** WHAT IS EXPECTED **
Write the entries below out again exactly; any picture in them stays out.
>> begin AVAILABLE RECORDS
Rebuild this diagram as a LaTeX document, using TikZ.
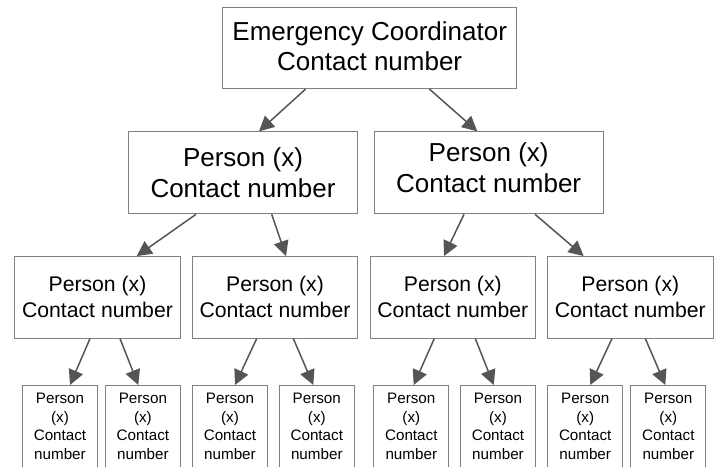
\documentclass[tikz,border=0pt]{standalone}
\usepackage{fontspec}
\setmainfont{Liberation Sans}
\usetikzlibrary{arrows.meta}
\definecolor{boxgray}{RGB}{128,128,128}
\definecolor{arrgray}{RGB}{85,85,85}
\tikzset{
  box/.style={draw=boxgray, line width=1pt, align=center, inner sep=0pt},
  bigbox/.style={box, font=\fontsize{26}{30.6}\selectfont, minimum height=82pt},
  midbox/.style={box, font=\fontsize{21.2}{26}\selectfont, minimum width=165.4pt, minimum height=81.5pt},
  smallbox/.style={box, font=\fontsize{15.2}{18.4}\selectfont, minimum width=74.7pt, anchor=north, inner ysep=8pt, text depth=90pt},
  arr/.style={draw=arrgray, line width=1.5pt, -{Triangle[length=15pt,width=15pt]}}
}
\begin{document}
\begin{tikzpicture}[x=1pt,y=-1pt]
\useasboundingbox (0,0) rectangle (717,466);
\node [bigbox, minimum width=294pt, minimum height=81pt, text depth=4pt] (coord) at (369.7,48) {Emergency Coordinator\\Contact number};
\node [bigbox, minimum width=229.4pt] (p1) at (243,172.8) {Person (x)\\Contact number};
\node [bigbox, minimum width=229.4pt, text depth=11pt] (p2) at (488.7,172.8) {Person (x)\\Contact number};

\node [midbox] (p11) at (97.5,297.3) {Person (x)\\Contact number};
\node [midbox] (p12) at (275,297.3) {Person (x)\\Contact number};
\node [midbox] (p21) at (452.8,297.3) {Person (x)\\Contact number};
\node [midbox] (p22) at (630.3,297.3) {Person (x)\\Contact number};

\node [smallbox] (p111) at (60,385) {Person\\(x)\\Contact\\number};
\node [smallbox] (p112) at (142.9,385) {Person\\(x)\\Contact\\number};
\node [smallbox] (p121) at (230,385) {Person\\(x)\\Contact\\number};
\node [smallbox] (p122) at (316.8,385) {Person\\(x)\\Contact\\number};
\node [smallbox] (p211) at (411.3,385) {Person\\(x)\\Contact\\number};
\node [smallbox] (p212) at (498,385) {Person\\(x)\\Contact\\number};
\node [smallbox] (p221) at (585.2,385) {Person\\(x)\\Contact\\number};
\node [smallbox] (p222) at (668.3,385) {Person\\(x)\\Contact\\number};

\draw [arr] ([xshift=-64pt]coord.south) -- ([xshift=16pt]p1.north);
\draw [arr] ([xshift=59.6pt]coord.south) -- ([xshift=-11.4pt]p2.north);
\draw [arr] ([xshift=-47pt]p1.south) -- ([xshift=39.2pt]p11.north);
\draw [arr] ([xshift=28.7pt]p1.south) -- ([xshift=11pt]p12.north);
\draw [arr] ([xshift=-24.7pt]p2.south) -- ([xshift=-8.8pt]p21.north);
\draw [arr] ([xshift=46.3pt]p2.south) -- ([xshift=-46.6pt]p22.north);

\draw [arr] ([xshift=-7.5pt]p11.south) -- ([xshift=10pt]p111.north);
\draw [arr] ([xshift=22.5pt]p11.south) -- ([xshift=-4.6pt]p112.north);
\draw [arr] ([xshift=-18.3pt]p12.south) -- ([xshift=5pt]p121.north);
\draw [arr] ([xshift=18.3pt]p12.south) -- ([xshift=-3.5pt]p122.north);
\draw [arr] ([xshift=-18.5pt]p21.south) -- ([xshift=2.4pt]p211.north);
\draw [arr] ([xshift=22.5pt]p21.south) -- ([xshift=-4.3pt]p212.north);
\draw [arr] ([xshift=-18.3pt]p22.south) -- ([xshift=5.1pt]p221.north);
\draw [arr] ([xshift=15pt]p22.south) -- ([xshift=-3pt]p222.north);
\end{tikzpicture}
\end{document}
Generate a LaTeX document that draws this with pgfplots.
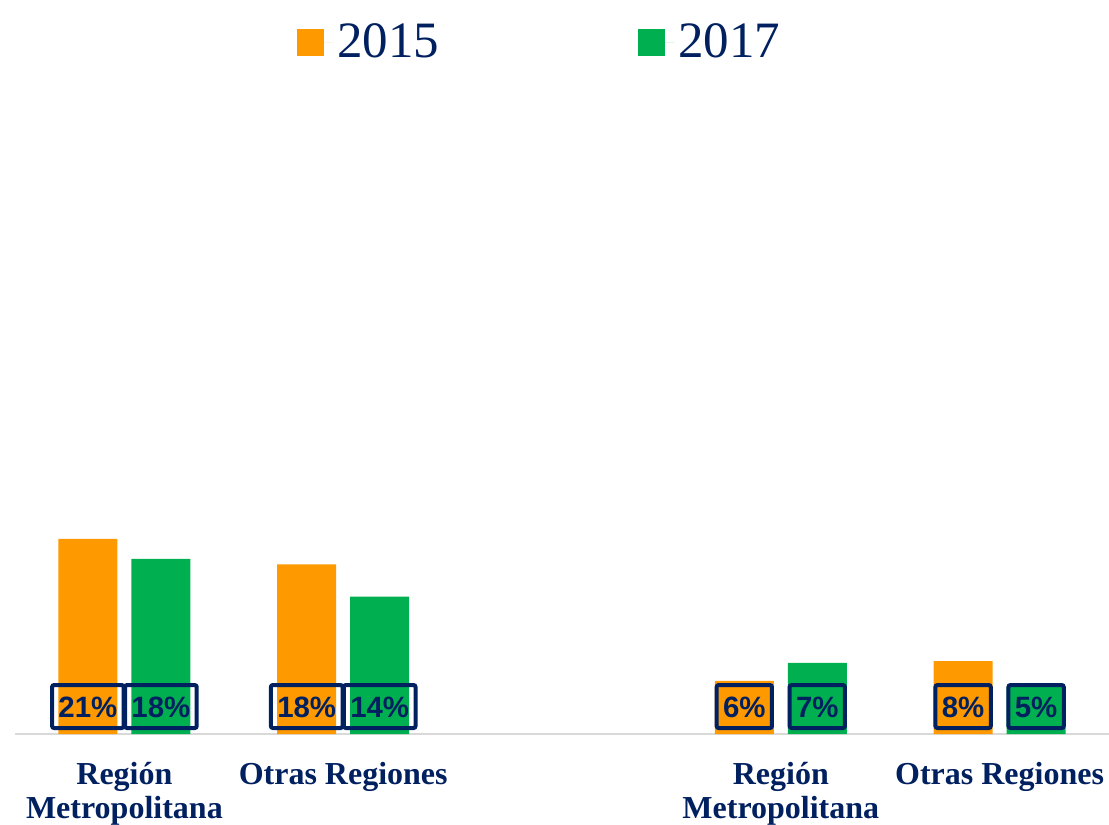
>> end AVAILABLE RECORDS
** OUTPUT **
Rebuild this diagram as a LaTeX document, using TikZ.
\documentclass[tikz,border=0pt]{standalone}
\usepackage{fontspec}
\setmainfont{Liberation Sans}
\usetikzlibrary{arrows.meta}
\definecolor{boxgray}{RGB}{128,128,128}
\definecolor{arrgray}{RGB}{85,85,85}
\tikzset{
  box/.style={draw=boxgray, line width=1pt, align=center, inner sep=0pt},
  bigbox/.style={box, font=\fontsize{26}{30.6}\selectfont, minimum height=82pt},
  midbox/.style={box, font=\fontsize{21.2}{26}\selectfont, minimum width=165.4pt, minimum height=81.5pt},
  smallbox/.style={box, font=\fontsize{15.2}{18.4}\selectfont, minimum width=74.7pt, anchor=north, inner ysep=8pt, text depth=90pt},
  arr/.style={draw=arrgray, line width=1.5pt, -{Triangle[length=15pt,width=15pt]}}
}
\begin{document}
\begin{tikzpicture}[x=1pt,y=-1pt]
\useasboundingbox (0,0) rectangle (717,466);
\node [bigbox, minimum width=294pt, minimum height=81pt, text depth=4pt] (coord) at (369.7,48) {Emergency Coordinator\\Contact number};
\node [bigbox, minimum width=229.4pt] (p1) at (243,172.8) {Person (x)\\Contact number};
\node [bigbox, minimum width=229.4pt, text depth=11pt] (p2) at (488.7,172.8) {Person (x)\\Contact number};

\node [midbox] (p11) at (97.5,297.3) {Person (x)\\Contact number};
\node [midbox] (p12) at (275,297.3) {Person (x)\\Contact number};
\node [midbox] (p21) at (452.8,297.3) {Person (x)\\Contact number};
\node [midbox] (p22) at (630.3,297.3) {Person (x)\\Contact number};

\node [smallbox] (p111) at (60,385) {Person\\(x)\\Contact\\number};
\node [smallbox] (p112) at (142.9,385) {Person\\(x)\\Contact\\number};
\node [smallbox] (p121) at (230,385) {Person\\(x)\\Contact\\number};
\node [smallbox] (p122) at (316.8,385) {Person\\(x)\\Contact\\number};
\node [smallbox] (p211) at (411.3,385) {Person\\(x)\\Contact\\number};
\node [smallbox] (p212) at (498,385) {Person\\(x)\\Contact\\number};
\node [smallbox] (p221) at (585.2,385) {Person\\(x)\\Contact\\number};
\node [smallbox] (p222) at (668.3,385) {Person\\(x)\\Contact\\number};

\draw [arr] ([xshift=-64pt]coord.south) -- ([xshift=16pt]p1.north);
\draw [arr] ([xshift=59.6pt]coord.south) -- ([xshift=-11.4pt]p2.north);
\draw [arr] ([xshift=-47pt]p1.south) -- ([xshift=39.2pt]p11.north);
\draw [arr] ([xshift=28.7pt]p1.south) -- ([xshift=11pt]p12.north);
\draw [arr] ([xshift=-24.7pt]p2.south) -- ([xshift=-8.8pt]p21.north);
\draw [arr] ([xshift=46.3pt]p2.south) -- ([xshift=-46.6pt]p22.north);

\draw [arr] ([xshift=-7.5pt]p11.south) -- ([xshift=10pt]p111.north);
\draw [arr] ([xshift=22.5pt]p11.south) -- ([xshift=-4.6pt]p112.north);
\draw [arr] ([xshift=-18.3pt]p12.south) -- ([xshift=5pt]p121.north);
\draw [arr] ([xshift=18.3pt]p12.south) -- ([xshift=-3.5pt]p122.north);
\draw [arr] ([xshift=-18.5pt]p21.south) -- ([xshift=2.4pt]p211.north);
\draw [arr] ([xshift=22.5pt]p21.south) -- ([xshift=-4.3pt]p212.north);
\draw [arr] ([xshift=-18.3pt]p22.south) -- ([xshift=5.1pt]p221.north);
\draw [arr] ([xshift=15pt]p22.south) -- ([xshift=-3pt]p222.north);
\end{tikzpicture}
\end{document}
Generate a LaTeX document that draws this with pgfplots.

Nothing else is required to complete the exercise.